Goal: Initiate a complementary technology roadmapping effort that provides clear technical targets and research-and-development pathways for suppliers of components and materials to producers of semiconductor manufacturing equipment and chipmakers.

Lead: SEMATECH, Inc.
257 Fuller Rd., Suite 2200
Albany, N.Y. 12203

Award Number: 70NANB14H055              < Calendar >

Federal Funding: $498,825

Project Duration: 24 months

SEMATECH, the U.S.-based consortium of semiconductor manufacturers and their major equipment suppliers, will develop a roadmap to identify technology challenges facing U.S. suppliers of materials and components. The roadmap will improve channels for communicating critical technical barriers, identify the technology challenges associated with meeting increasingly stringent tolerances for defects and process performance, set targets for manufacturing improvement, and encourage collaborative research solutions. These firms are generally small companies that serve an increasingly wide array of technology-intensive industries beyond semiconductors, including aerospace and pharmaceuticals.

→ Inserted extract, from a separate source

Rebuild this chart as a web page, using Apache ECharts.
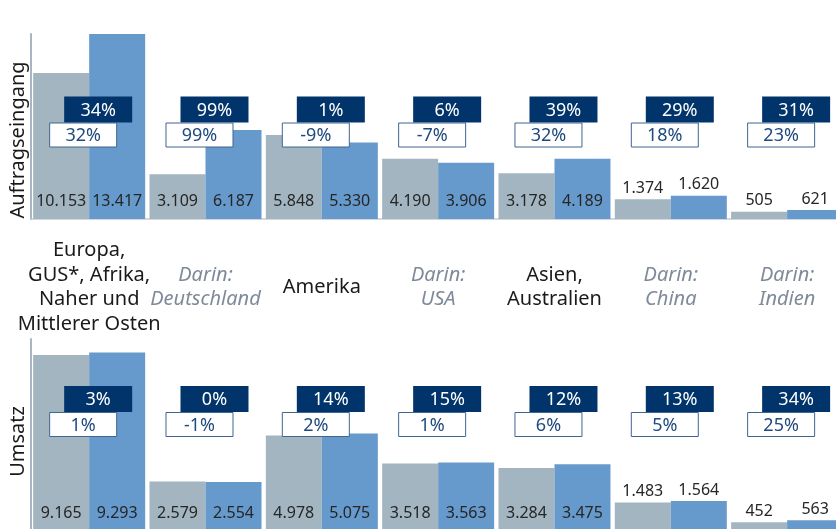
<!DOCTYPE html>
<html>
<head>
<meta charset="utf-8">
<script src="https://cdn.jsdelivr.net/npm/echarts@6/dist/echarts.min.js"></script>
<style>
  html, body { margin: 0; padding: 0; background: #ffffff; }
  #chart { width: 836px; height: 529px; }
</style>
</head>
<body>
<div id="chart"></div>
<script>
// ---- Data ----
var categories = [
  "Europa,\nGUS*, Afrika,\nNaher und\nMittlerer Osten",
  "Darin:\nDeutschland",
  "Amerika",
  "Darin:\nUSA",
  "Asien,\nAustralien",
  "Darin:\nChina",
  "Darin:\nIndien"
];
var seriesNames = ["Vorjahr", "Berichtsjahr"];
var ordersPrev = [10153, 3109, 5848, 4190, 3178, 1374, 505];
var ordersCurr = [13417, 6187, 5330, 3906, 4189, 1620, 621];
var salesPrev  = [9165, 2579, 4978, 3518, 3284, 1483, 452];
var salesCurr  = [9293, 2554, 5075, 3563, 3475, 1564, 563];
var ordersChangeNominal  = [34, 99, 1, 6, 39, 29, 31];
var ordersChangeAdjusted = [32, 99, -9, -7, 32, 18, 23];
var salesChangeNominal   = [3, 0, 14, 15, 12, 13, 34];
var salesChangeAdjusted  = [1, -1, 2, 1, 6, 5, 25];
var panelNames = ["Auftragseingang", "Umsatz"];

// ---- Styles ----
var GRAY = '#A2B5C0', BLUE = '#6699CC', NAVY = '#00346A';
var FONT = "'Noto Sans', 'Open Sans', sans-serif";
var chart = echarts.init(document.getElementById('chart'), null, {renderer: 'canvas'});

function fmt(v) {
  return String(v).replace(/\B(?=(\d{3})+(?!\d))/g, '.');
}
function barData(values, max) {
  return values.map(function (v) {
    var small = v / max < 0.2;
    return {
      value: v,
      label: small ? {position: 'top', distance: 3} : {position: 'insideBottom', distance: 10}
    };
  });
}
function boxData(a, b) {
  return a.map(function (v, i) { return [i, v, b[i]]; });
}
function boxRenderer(boxTop) {
  return function (params, api) {
    var cx = api.coord([api.value(0), 0])[0];
    var w = 68, h1 = 26, h2 = 25;
    var nx = cx + 9 - w / 2, wx = cx - 6 - w / 2;
    return {
      type: 'group',
      children: [
        {type: 'rect', shape: {x: nx, y: boxTop, width: w, height: h1},
         style: {fill: NAVY}},
        {type: 'text', style: {x: nx + w / 2, y: boxTop + h1 / 2 + 1, text: api.value(1) + '%',
          fill: '#ffffff', font: '18px ' + FONT, align: 'center', verticalAlign: 'middle'}},
        {type: 'rect', shape: {x: wx + 0.5, y: boxTop + h1 + 0.5, width: w - 1, height: h2 - 1},
         style: {fill: '#ffffff', stroke: '#3F6591', lineWidth: 1}},
        {type: 'text', style: {x: wx + w / 2, y: boxTop + h1 + h2 / 2 + 1, text: api.value(2) + '%',
          fill: '#1F4A7E', font: '18px ' + FONT, align: 'center', verticalAlign: 'middle'}}
      ]
    };
  };
}

var MAX_TOP = 12875, MAX_BOT = 10000;

var catLabel = {fontSize: 20, lineHeight: 24.5, color: '#1a1a1a', fontFamily: FONT, verticalAlign: 'middle'};
var catData = categories.map(function (c) {
  var sub = c.indexOf('Darin:') === 0;
  return sub ? {value: c, textStyle: {fontSize: 20, lineHeight: 24.5, fontFamily: FONT,
    verticalAlign: 'middle', color: '#7F8A99', fontStyle: 'italic'}} : c;
});

var labelStyle = {show: true, color: '#262626', fontSize: 16, fontFamily: FONT, formatter: function (p) { return fmt(p.value); }};

var option = {
  animation: false,
  backgroundColor: '#ffffff',
  textStyle: {fontFamily: FONT},
  grid: [
    {left: 31, width: 814.3, top: 34, height: 185, outerBoundsMode: 'none', containLabel: false},
    {left: 31, width: 814.3, top: 339, height: 192, outerBoundsMode: 'none', containLabel: false}
  ],
  xAxis: [
    {type: 'category', gridIndex: 0, data: catData,
     axisLine: {show: true, lineStyle: {color: '#C3CBD2', width: 1.5}},
     axisTick: {show: false},
     axisLabel: Object.assign({interval: 0, margin: 68.5}, catLabel)},
    {type: 'category', gridIndex: 1, data: categories,
     axisLine: {show: true, lineStyle: {color: '#C3CBD2', width: 1.5}},
     axisTick: {show: false}, axisLabel: {show: false}}
  ],
  yAxis: [
    {type: 'value', gridIndex: 0, min: 0, max: MAX_TOP,
     name: panelNames[0], nameLocation: 'middle', nameGap: 3,
     nameTextStyle: {fontSize: 20, color: '#1a1a1a', fontFamily: FONT, padding: [0, 27, 0, 0]},
     axisLine: {show: true, lineStyle: {color: '#A9B6C1', width: 2}},
     axisTick: {show: false}, axisLabel: {show: false}, splitLine: {show: false}},
    {type: 'value', gridIndex: 1, min: 0, max: MAX_BOT,
     name: panelNames[1], nameLocation: 'middle', nameGap: 3,
     nameTextStyle: {fontSize: 20, color: '#1a1a1a', fontFamily: FONT, padding: [0, 13, 0, 0]},
     axisLine: {show: true, lineStyle: {color: '#A9B6C1', width: 2}},
     axisTick: {show: false}, axisLabel: {show: false}, splitLine: {show: false}}
  ],
  series: [
    {name: seriesNames[0], type: 'bar', xAxisIndex: 0, yAxisIndex: 0, barWidth: 56, barGap: '0%',
     itemStyle: {color: GRAY}, label: labelStyle, data: barData(ordersPrev, MAX_TOP)},
    {name: seriesNames[1], type: 'bar', xAxisIndex: 0, yAxisIndex: 0, barWidth: 56, barGap: '0%',
     itemStyle: {color: BLUE}, label: labelStyle, data: barData(ordersCurr, MAX_TOP)},
    {name: seriesNames[0], type: 'bar', xAxisIndex: 1, yAxisIndex: 1, barWidth: 56, barGap: '0%',
     itemStyle: {color: GRAY}, label: labelStyle, data: barData(salesPrev, MAX_BOT)},
    {name: seriesNames[1], type: 'bar', xAxisIndex: 1, yAxisIndex: 1, barWidth: 56, barGap: '0%',
     itemStyle: {color: BLUE}, label: labelStyle, data: barData(salesCurr, MAX_BOT)},
    {type: 'custom', xAxisIndex: 0, yAxisIndex: 0, z: 10, clip: false,
     renderItem: boxRenderer(96.5), data: boxData(ordersChangeNominal, ordersChangeAdjusted)},
    {type: 'custom', xAxisIndex: 1, yAxisIndex: 1, z: 10, clip: false,
     renderItem: boxRenderer(386), data: boxData(salesChangeNominal, salesChangeAdjusted)}
  ]
};
chart.setOption(option);
</script>
</body>
</html>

SEMATECH has been instrumental in developing the gold standard of technology roadmapping, the International Technology Roadmap for Semiconductors (ITRS). Thanks in large part to the technical targets and research directions set forth in the ITRS, the industry has consistently doubled the number of devices on a silicon chip about every two years. However, suppliers of components and materials have not been engaged in the industry's regular technology forecasting and planning activity. Their targets for reducing defects and setting performance are established by their customers, and there is no coordinated, supplier-level effort to solve shared challenges to meeting increasingly stringent requirements. Far removed from the end manufacturing application, supply chain companies have a limited view of potentially disruptive industry trends, yet must invest in research to keep pace with their customers' rapidly changing needs. As research costs rise rapidly across the industry, this fragmented approach is no longer sustainable for the hundreds of U.S. suppliers of materials and components, leaving them vulnerable to losing market share to foreign competitors that often receive government support.